What is the Power Law Formula for standards-based grading?

An internet search for “Power Law Formula” results in hundreds of listings in a wide variety of fields including astronomy, meteorology, and engineering. In his highly regarded book TRANSFORMING CLASSROOM GRADING, Robert J. Marzano describes the use of this formula for standards-based grading. The math behind the power law formula is quite complex (see below), but all that’s necessary for its use is that you know what it does, how to interpret its scores, and when best to use it.
In essence, the power law formula predicts what the student’s next score will be based on scores already present. It can be thought of as a mathematical calculation that answers the question: “If the student were assessed right now on a skill, at what level would the student likely perform?” Since a student’s grade on a standard is meant to be an indication of skill at a certain moment in time, the power law formula can be used to calculate standard grades.

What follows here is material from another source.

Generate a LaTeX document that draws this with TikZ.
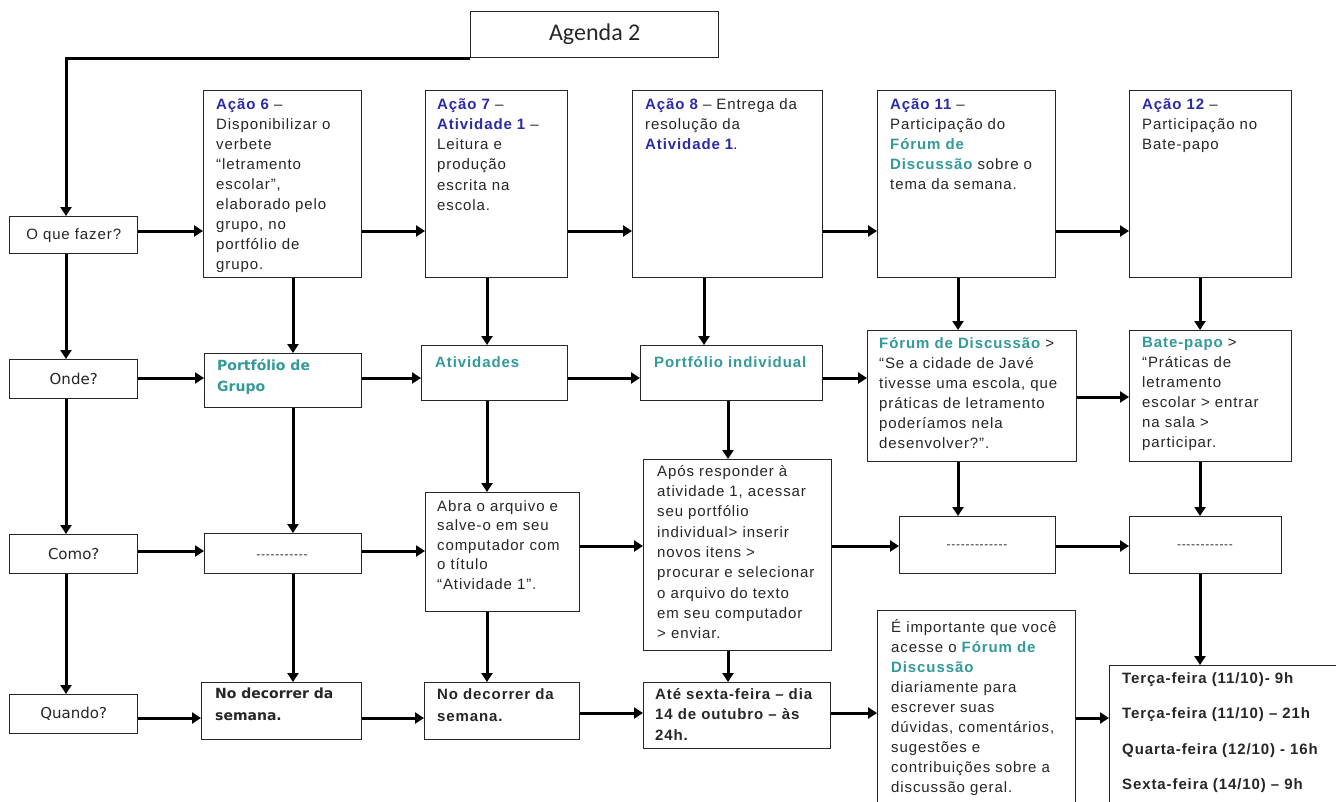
\documentclass[tikz,border=0pt]{standalone}
\usepackage{fontspec}
\setmainfont{Liberation Sans}
\newfontfamily\boxfont[LetterSpace=6]{Liberation Sans}
\newfontfamily\verdfont{DejaVu Sans}
\newfontfamily\titlefont{Carlito}
\usetikzlibrary{arrows.meta}
\definecolor{acao}{HTML}{2B2BA6}
\definecolor{ferr}{HTML}{339999}
\definecolor{ink}{HTML}{262626}
\newcommand\ac[1]{{\bfseries\color{acao}#1}}
\newcommand\tl[1]{{\bfseries\color{ferr}#1}}
\tikzset{
  box/.style={draw=black!85, line width=1.4pt, anchor=north west, inner sep=0pt, fill=white},
  qbox/.style={box, minimum width=128pt, minimum height=#1, font=\verdfont\fontsize{15}{18}\selectfont, text=ink},
  txt/.style={anchor=north west, inner sep=0pt, align=left, text=ink,
    font=\boxfont\fontsize{15}{#1}\selectfont, execute at begin node={\rule{0pt}{14pt}}},
  txt/.default=20,
  dashtext/.style={inner sep=0pt, font=\boxfont\fontsize{12}{14}\selectfont, text=ink},
  con/.style={line width=3pt, draw=black},
  arr/.style={con, -{Triangle[length=9pt,width=11pt]}},
}
\begin{document}
\begin{tikzpicture}[x=1pt, y=-1pt]
\useasboundingbox (0,0) rectangle (1336,801);
\fill[white] (0,0) rectangle (1336,801);
\clip (0,0) rectangle (1336,801);

% guide coordinates for the connector columns and rows
\coordinate (xL) at (66,0);
\coordinate (x6) at (293,0);
\coordinate (x7) at (487,0);
\coordinate (x8) at (704,0);
\coordinate (x8b) at (728,0);
\coordinate (x11) at (958,0);
\coordinate (x12) at (1200,0);
\coordinate (y1) at (0,231);
\coordinate (y2) at (0,378);
\coordinate (y2b) at (0,397);
\coordinate (y3) at (0,551);
\coordinate (y3b) at (0,546);
\coordinate (y4) at (0,718);
\coordinate (y4b) at (0,713);

% title
\node[box, minimum width=248pt, minimum height=46pt, font=\titlefont\fontsize{24}{28}\selectfont, text=ink] (ag) at (470,11) {Agenda 2};

% question column
\node[qbox=37pt, font=\boxfont\fontsize{15}{18}\selectfont] (oq) at (9,216) {O que fazer?};
\node[qbox=39pt] (on) at (9,359) {Onde?};
\node[qbox=39pt] (co) at (9,534) {Como?};
\node[qbox=39pt] (qu) at (9,694) {Quando?};

% row 1: actions
\node[box, minimum width=158pt, minimum height=187pt] (a6) at (203,90) {};
\node[box, minimum width=142pt, minimum height=187pt] (a7) at (425,90) {};
\node[box, minimum width=190pt, minimum height=187pt] (a8) at (632,90) {};
\node[box, minimum width=178pt, minimum height=187pt] (a11) at (877,90) {};
\node[box, minimum width=162pt, minimum height=187pt] (a12) at (1129,90) {};
\node[txt] (a6t) at (216,98) {\ac{Ação 6} –\\Disponibilizar o\\verbete\\“letramento\\escolar”,\\elaborado pelo\\grupo, no\\portfólio de\\grupo.};
\node[txt=20.3] (a7t) at (437,98) {\ac{Ação 7} –\\\ac{Atividade 1} –\\Leitura e\\produção\\escrita na\\escola.};
\node[txt] (a8t) at (645,98) {\ac{Ação 8} – Entrega da\\resolução da\\\ac{Atividade 1}.};
\node[txt] (a11t) at (890,98) {\ac{Ação 11} –\\Participação do\\\tl{Fórum de}\\\tl{Discussão} sobre o\\tema da semana.};
\node[txt] (a12t) at (1142,98) {\ac{Ação 12} –\\Participação no\\Bate-papo};

% row 2: where
\node[box, minimum width=157pt, minimum height=54pt] (pg) at (204,353) {};
\node[box, minimum width=146pt, minimum height=55pt] (at) at (421,345) {};
\node[box, minimum width=182pt, minimum height=55pt] (pi) at (640,345) {};
\node[box, minimum width=209pt, minimum height=131pt] (fd) at (867,330) {};
\node[box, minimum width=162pt, minimum height=131pt] (bp) at (1129,330) {};
\node[anchor=north west, inner sep=0pt, align=left, text=ferr, font=\verdfont\bfseries\fontsize{14}{21}\selectfont, execute at begin node={\rule{0pt}{14pt}}] (pgt) at (217,359) {Portfólio de\\Grupo};
\node[txt] (att) at (435,353) {\tl{Atividades}};
\node[txt] (pit) at (654,353) {\tl{Portfólio individual}};
\node[txt] (fdt) at (879,337) {\tl{Fórum de Discussão} >\\“Se a cidade de Javé\\tivesse uma escola, que\\práticas de letramento\\poderíamos nela\\desenvolver?”.};
\node[txt] (bpt) at (1142,337) {\tl{Bate-papo} >\\“Práticas de\\letramento\\escolar > entrar\\na sala >\\participar.};

% row 3: how
\node[box, minimum width=157pt, minimum height=40pt] (d1) at (204,533) {};
\node[box, minimum width=154pt, minimum height=119pt] (abra) at (425,492) {};
\node[box, minimum width=188pt, minimum height=191pt] (apos) at (643,459) {};
\node[box, minimum width=156pt, minimum height=57pt] (d2) at (899,516) {};
\node[box, minimum width=152pt, minimum height=57pt] (d3) at (1129,516) {};
\node[dashtext] (d1t) at (282,557) {-----------};
\node[dashtext] (d2t) at (977,547) {-------------};
\node[dashtext] (d3t) at (1205,547) {------------};
\node[txt=19.5] (abrat) at (437,500) {Abra o arquivo e\\salve-o em seu\\computador com\\o título\\“Atividade 1”.};
\node[txt=20.3] (apost) at (657,465) {Após responder à\\atividade 1, acessar\\seu portfólio\\individual> inserir\\novos itens >\\procurar e selecionar\\o arquivo do texto\\em seu computador\\> enviar.};

% row 4: when
\node[box, minimum width=160pt, minimum height=57pt] (nd1) at (201,682) {};
\node[box, minimum width=155pt, minimum height=57pt] (nd2) at (424,682) {};
\node[box, minimum width=187pt, minimum height=66pt] (ate) at (643,682) {};
\node[box, minimum width=198pt, minimum height=220pt] (imp) at (877,610) {};
\node[box, minimum width=260pt, minimum height=170pt] (tm) at (1109,665) {};
\node[anchor=north west, inner sep=0pt, align=left, text=ink, font=\verdfont\bfseries\fontsize{14}{22}\selectfont, execute at begin node={\rule{0pt}{14pt}}] (nd1t) at (215,688) {No decorrer da\\semana.};
\node[txt=22, font=\boxfont\bfseries\fontsize{15}{22}\selectfont] (nd2t) at (437,688) {No decorrer da\\semana.};
\node[txt=20.5, font=\boxfont\bfseries\fontsize{15}{20.5}\selectfont] (atet) at (655,688) {Até sexta-feira – dia\\14 de outubro – às\\24h.};
\node[txt] (impt) at (891,619) {É importante que você\\acesse o \tl{Fórum de}\\\tl{Discussão}\\diariamente para\\escrever suas\\dúvidas, comentários,\\sugestões e\\contribuições sobre a\\discussão geral.};
\node[txt, font=\boxfont\bfseries\fontsize{15}{20}\selectfont] (tmt) at (1122,672) {Terça-feira (11/10)- 9h\\[15.5pt]Terça-feira (11/10) – 21h\\[15.5pt]Quarta-feira (12/10) - 16h\\[15.5pt]Sexta-feira (14/10) – 9h};

% connectors: title and question column
\draw[arr] (ag.south west) -| (oq.north -| xL);
\draw[arr] (oq.south -| xL) -- (on.north -| xL);
\draw[arr] (on.south -| xL) -- (co.north -| xL);
\draw[arr] (co.south -| xL) -- (qu.north -| xL);

% row 1
\draw[arr] (oq.east |- y1) -- (a6.west |- y1);
\draw[arr] (a6.east |- y1) -- (a7.west |- y1);
\draw[arr] (a7.east |- y1) -- (a8.west |- y1);
\draw[arr] (a8.east |- y1) -- (a11.west |- y1);
\draw[arr] (a11.east |- y1) -- (a12.west |- y1);

% row 2
\draw[arr] (on.east |- y2) -- (pg.west |- y2);
\draw[arr] (pg.east |- y2) -- (at.west |- y2);
\draw[arr] (at.east |- y2) -- (pi.west |- y2);
\draw[arr] (pi.east |- y2) -- (fd.west |- y2);
\draw[arr] (fd.east |- y2b) -- (bp.west |- y2b);

% row 3
\draw[arr] (co.east |- y3) -- (d1.west |- y3);
\draw[arr] (d1.east |- y3) -- (abra.west |- y3);
\draw[arr] (abra.east |- y3b) -- (apos.west |- y3b);
\draw[arr] (apos.east |- y3b) -- (d2.west |- y3b);
\draw[arr] (d2.east |- y3b) -- (d3.west |- y3b);

% row 4
\draw[arr] (qu.east |- y4) -- (nd1.west |- y4);
\draw[arr] (nd1.east |- y4) -- (nd2.west |- y4);
\draw[arr] (nd2.east |- y4b) -- (ate.west |- y4b);
\draw[arr] (ate.east |- y4b) -- (imp.west |- y4b);
\draw[arr] (imp.east |- y4) -- (tm.west |- y4);

% columns
\draw[arr] (a6.south -| x6) -- (pg.north -| x6);
\draw[arr] (pg.south -| x6) -- (d1.north -| x6);
\draw[arr] (d1.south -| x6) -- (nd1.north -| x6);
\draw[arr] (a7.south -| x7) -- (at.north -| x7);
\draw[arr] (at.south -| x7) -- (abra.north -| x7);
\draw[arr] (abra.south -| x7) -- (nd2.north -| x7);
\draw[arr] (a8.south -| x8) -- (pi.north -| x8);
\draw[arr] (pi.south -| x8b) -- (apos.north -| x8b);
\draw[arr] (apos.south -| x8b) -- (ate.north -| x8b);
\draw[arr] (a11.south -| x11) -- (fd.north -| x11);
\draw[arr] (fd.south -| x11) -- (d2.north -| x11);
\draw[arr] (a12.south -| x12) -- (bp.north -| x12);
\draw[arr] (bp.south -| x12) -- (d3.north -| x12);
\draw[arr] (d3.south -| x12) -- (tm.north -| x12);
\end{tikzpicture}
\end{document}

To gain an understanding of how the power law works, let’s look at sets of student scores and Easy Grade Pro’s power law calculation of each set. To keep things simple, let’s say there are four assessments and four students and each student has earned the same scores 1.00, 2.00, 3.00 and 4.00, but in a different order. If we were to simply average the four scores, all students would receive a 2.50. However, with the power law, we’ll get different values because the power law puts more weight on recent assessments. Let’s take a look:
Assessment #1
(least weight) Assessment #2 Assessment #3 Assessment #4
(greatest weight) Power Law Score Interpretation
Student #1 1.00 2.00 3.00 4.00 4.00 The scores show continuous improvement. The student will likely demonstrate mastery on the next assessment.
Student #2 1.00 3.00 2.00 4.00 3.66 The scores show irregular improvement. The student will likely demonstrate high but not complete mastery on the next assessment.
Student #3 2.00 4.00 1.00 3.00 2.16 The scores show very uneven performance. The student will likely demonstrate a mid-level of achievement on the next assessment.
Student #4 4.00 3.00 2.00 1.00 1.28 The scores show continuous decline. The student will likely demonstrate a low level of achievement on the next assessment.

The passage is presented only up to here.